Who We Are
The Center for Social Concern (CSC) fosters a lifelong commitment to active citizenship among JHU undergraduates by integrating education, action, and reflection into community-focused programming for Hopkins’ students within Baltimore City. We envision a world in which Hopkins students are active citizens within their current and future communities.
The CSC’s ultimate goal is to inspire our students to become active citizens. In order to work towards this goal, the CSC utilizes a model of Education, Action, and Reflection. By providing educational trainings, coordinating engagement opportunities within Baltimore City, and facilitating spaces for critical reflection, the CSC cultivates students who prioritize community in their values and life choices.
The CSC integrates our model of education, action, and reflection across a wide range of programs. Our programs give students an opportunity to volunteer and intern with community organizations, tutor Baltimore youth, and participate in community-engaged academic courses. Beyond our programs, the CSC also supports university-wide initiatives like Hopkins Votes (voter registration and education) and Hopkins Engage (a volunteer management platform).

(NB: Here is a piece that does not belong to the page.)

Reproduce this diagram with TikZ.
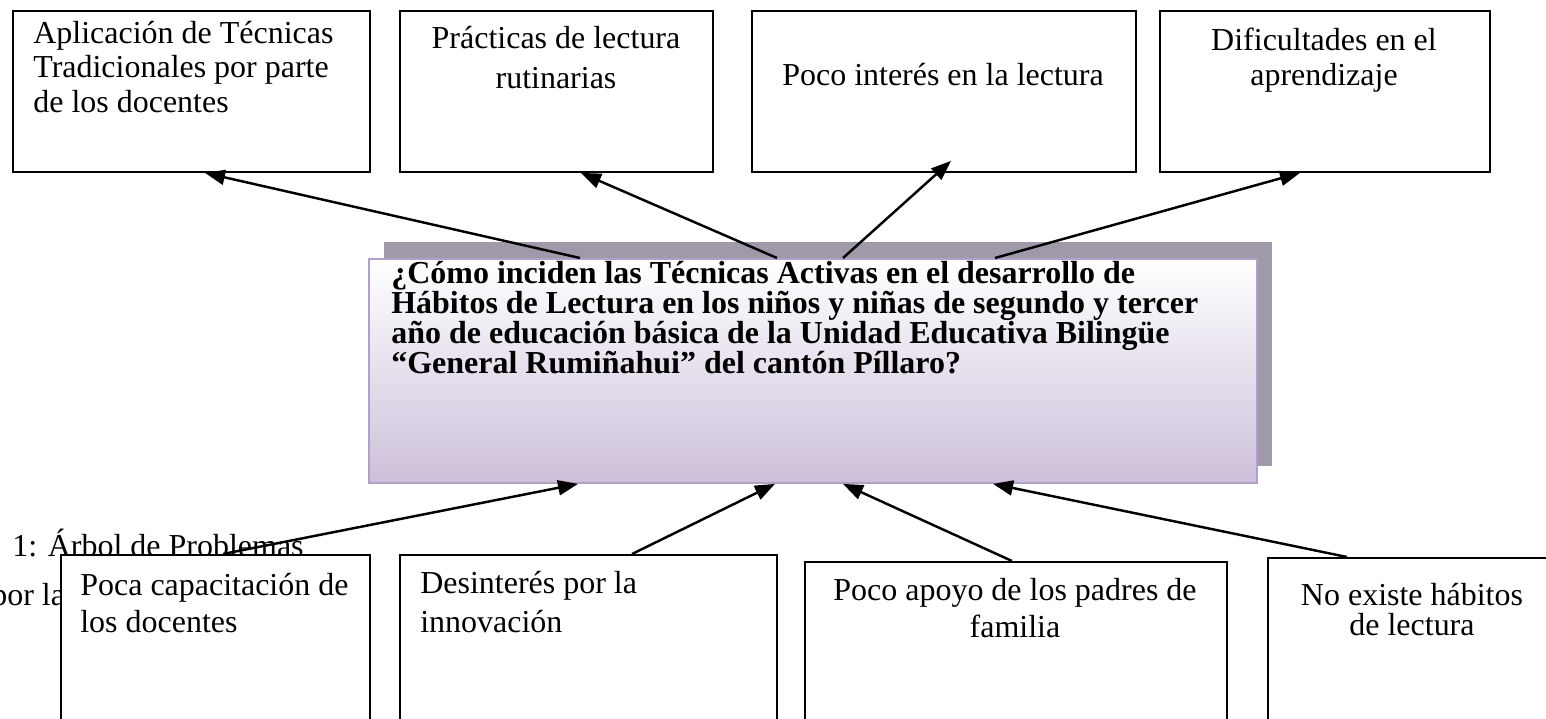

The Center for Social Concern at Johns Hopkins University was created in response to increased interest on the part of Hopkins undergraduate and graduate communities, hearing a deepening call to community change and development. The Johns Hopkins University’s interest in community issues harkens back to its first president, David Coit Gilman. His inaugural address called for higher education to “make for less misery among the poor, less ignorance in the schools, less bigotry in the temple.” More than one hundred years ago, under Gilman’s presidency and guidance, the Johns Hopkins Charity Organization Society (COS) was formed to advance that ideal.
A few years later, Eugene Levering financed the building of Levering Hall, to be “dedicated to the spiritual education of the young men of Johns Hopkins” – an all male institution at the time. Gilman’s COS formed a natural partnership with the Levering Hall YMCA. Through study and service they would engage in what would be today’s “action research” in addressing the needs of Baltimore’s low income communities. Social welfare and the academy had taken root as a co curricular mission of the university since the nineteenth century onward.
During the struggle for civil rights in the 1950s and 1960s, Levering Hall became the campus center for action and reflection on what it meant to live in a racially divided society. Out of a sense of social responsibility, the Johns Hopkins Tutorial Project was created by then chaplain Dr. Chester Wickwire, and to-date it continues its work in Levering Hall. The YMCA and its chaplain created more than fifty tuition-free courses for the community, high school equivalency programs in the Baltimore City Jail, and cross-cultural opportunities for JHU students to interact and work with the citizens of Baltimore.
In the early 1990s, the Office of Volunteer Services was funded and staffed by the dean’s office, incorporating some of the programs begun through the YMCA chaplaincy, and adding others. An ethic of service and commitment at Johns Hopkins evolved from the Office of Volunteer Services toward the establishment of the Center for Social Concern. Faculty, students, and staff continue to work towards a deeper sense of responsibility and citizenship through engagement. The Center serves as a focal point on campus for these social concerns, as they became defined in the community in tandem with campus stakeholders.
Originally based in Levering Hall, just as the service initiatives of Gilman, Levering, Wickwire, and others for more than a century, it’s the hope that the Center for Social Concern will reflect both in spirit and in substance the legacy of these visionary leaders.
In summer 2009, the CSC moved from Levering Hall to 3103 North Charles Street. This three-story home houses CSC’s staff and community focused programming, except for the Johns Hopkins University Tutorial Project, which is located on the second floor of Levering Hall. The Tutorial Project’s location is unique in that the main area of the space contains an incredible floor-to-ceiling mural done by Robert R. Hieronimus, Ph.D. “The Apocalypse” was commissioned in 1968 by Dr. Chester Wickwire, then-Chaplain of the Johns Hopkins University.